From Supramolecular Polymers to Supramolecular Materials

Design of Hydrogen-bonded Supramolecular Materials by Hierarchical Control of Structural Dimensions

Abstract

Appropriately designed low-molecular-weight organic compounds can form self-assembled nano-to mesoscopic-scale supramolecular polymers having a variety of structures by non-covalent intermolecular interactions. To fabricate macro-scale supramolecular materials, the supramolecular polymers have to be assembled further into macro-scale ordered structures. For this purpose, we adopted the molecular design to use non-polar and soft segments as molecular-level cushions in order to assist the assembling process and also applied external mechanical forces in order to induce macro-scale ordering of the supramolecular polymers. Based on this strategy, the supramolecular fibers,, gels, and films were successfully fabricated hierarchically.

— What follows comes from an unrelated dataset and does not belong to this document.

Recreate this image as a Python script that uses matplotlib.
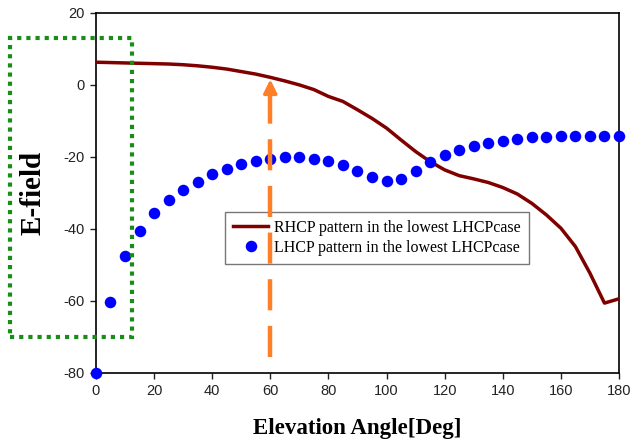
import matplotlib
matplotlib.use('Agg')
import matplotlib.pyplot as plt
import numpy as np
from matplotlib.patches import Rectangle

plt.rcParams['axes.unicode_minus'] = False

# elevation angle [deg]
angles = [0, 5, 10, 15, 20, 25, 30, 35, 40, 45, 50, 55, 60, 65, 70, 75, 80, 85, 90,
          95, 100, 105, 110, 115, 120, 125, 130, 135, 140, 145, 150, 155, 160, 165,
          170, 175, 180]

# RHCP (line)
rhcp = [6.3, 6.2, 6.1, 6.0, 5.9, 5.8, 5.6, 5.3, 4.9, 4.4, 3.7, 3.0, 2.1, 1.1, 0.0,
        -1.3, -3.2, -4.6, -6.9, -9.3, -12.0, -15.3, -18.5, -21.3, -23.6, -25.2,
        -26.1, -27.1, -28.5, -30.3, -32.9, -36.1, -39.8, -44.9, -52.3, -60.6, -59.4]

# LHCP (dots)
lhcp = [-80.0, -60.2, -47.6, -40.7, -35.6, -32.0, -29.2, -26.9, -24.7, -23.3, -22.0,
        -21.1, -20.5, -20.1, -20.0, -20.5, -21.2, -22.2, -23.8, -25.7, -26.8, -26.1,
        -23.8, -21.5, -19.6, -18.2, -17.1, -16.2, -15.5, -15.0, -14.6, -14.4, -14.3,
        -14.3, -14.2, -14.2, -14.2]

arrow_x = 60

fig = plt.figure(figsize=(6.31, 4.44), dpi=100)
ax = fig.add_axes([0.152, 0.16, 0.829, 0.811])

ax.plot(angles, rhcp, color='#800000', lw=2.5, label='RHCP pattern in the lowest LHCPcase', zorder=3)
ax.plot(angles, lhcp, 'o', color='#0000ff', ms=8.3, mec='none', label='LHCP pattern in the lowest LHCPcase',
        clip_on=False, zorder=4)

ax.set_xlim(0, 180)
ax.set_ylim(-80, 20)
ax.set_xticks(np.arange(0, 181, 20))
ax.set_yticks(np.arange(-80, 21, 20))
ax.tick_params(direction='out', length=4, width=1, labelsize=10.5, pad=4, colors='#222222')
for lab in ax.get_xticklabels() + ax.get_yticklabels():
    lab.set_family('Liberation Sans')
for s in ax.spines.values():
    s.set_linewidth(1.2)
    s.set_color('black')

ax.set_xlabel('Elevation Angle[Deg]', family='Liberation Serif', fontweight='bold', fontsize=16.5)
ax.set_ylabel('E-field', family='Liberation Serif', fontweight='bold', fontsize=21)
ax.xaxis.set_label_coords(0.5, -0.125)
ax.yaxis.set_label_coords(-0.095, 0.5)

leg = ax.legend(loc='upper left', bbox_to_anchor=(0.2467, 0.4472), frameon=True, fancybox=False,
                prop={'family': 'Liberation Serif', 'size': 11.5}, handlelength=2.2,
                borderpad=0.5, labelspacing=0.25, handletextpad=0.4, borderaxespad=0)
leg.get_frame().set_edgecolor('#555555')
leg.get_frame().set_linewidth(1.0)
leg.set_zorder(5)

# orange dashed arrow at 60 deg
ax.plot([arrow_x, arrow_x], [-75.5, -1.0], color='#ff7f27', lw=3.2, ls=(0, (7, 3.5)), zorder=6)
ax.annotate('', xy=(arrow_x, 2.3), xytext=(arrow_x, -1.5),
            arrowprops=dict(arrowstyle='-|>,head_length=0.8,head_width=0.4', color='#ff7f27', lw=2.5),
            zorder=6)

# green dotted box around y-axis region
rect = Rectangle((-29.6, -70.0), 42.0, 83.1, fill=False, edgecolor='#1a8c1a', lw=3,
                 ls=(0, (1, 1.2)), clip_on=False, zorder=7)
ax.add_patch(rect)

plt.savefig('out.png', dpi=100)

Molecular design to cover the hydrogen-bonded linear chains by the soft segments and use of the melt-or heat-spinning process allowed fabrication of the flexible supramolecular fibers, in which the one-dimensional hydrogen-bonded polymer chains were aligned along the fiber axis. Two-dimensional hydrogen-bond networks were formed by additional hydrogen-bonds between the linear hydrogen-bonded polymer chains, and molecular design to sandwich this networks by soft segments led to formation of two-dimensional sheet-like structures which induced organogelation by trapping the solvent molecules in between the sheets. Self-supporting and flexible supramolecular films were also fabricated by introduction of polar groups at the surface of the sheet-like structures. These results demonstrate that the molecular design to use soft segments is the efficient method to fabricate supramolecular materials.